À medida que os preços do ouro sobem em meio à incerteza geopolítica, um fluxo de notícias sobre prisões de trabalhadores do galamsey fez pouco para deter o aumento na indústria.
Ganenses em profissões qualificadas como carpintaria, alfaiataria e até design de moda abandonaram seus empregos para assumir o trabalho árduo e, às vezes perigoso, de garimpar ouro. Esses trabalhadores muitas vezes esperam que a primeira onda de mineradores termine antes de descer para vasculhar o que restou de ouro.
“Eu estava com medo quando comecei”, relembra Kwabena Samuel, 32, que trabalha em uma equipe de seis catadores em Osino, uma cidade da corrida do ouro no leste, desde o ano passado. “Mas você não pode roubar e tem que trabalhar, caso contrário a fome te matará.”
Samuel deixou empregos na construção e carpintaria à medida que o trabalho secava e a inflação elevava os custos de criar seu filho de 11 anos e três irmãos mais novos. Agora ele ganha 2.000 cedis (R$ 747) em um bom mês.
James Ayim, membro da assembleia local que governa o distrito que contém Osino, chegou a acreditar que o galamsey pudesse ser interrompido. Agora, ele diz que o envio de forças de segurança para prender prospectores muitas vezes falha, já que os oficiais são suscetíveis a subornos.

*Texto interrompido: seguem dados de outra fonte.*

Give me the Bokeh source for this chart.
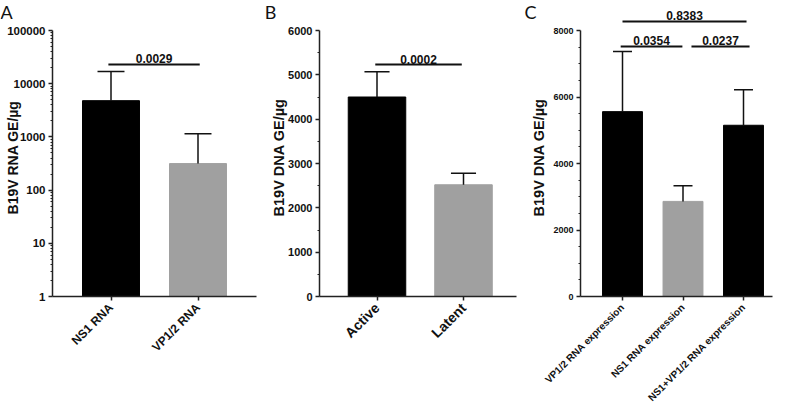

Ayim acredita que a melhor proteção que Gana poderia aspirar é uma melhor regulamentação da mineração em pequena escala, já que muitas vezes há um aumento nos pequenos crimes quando a mineração é restringida.
“Para os jovens que fazem isso, é uma questão de sobrevivência. A mineração de superfície não pode ser interrompida, mas talvez possa ser feita de forma responsável”, disse ele.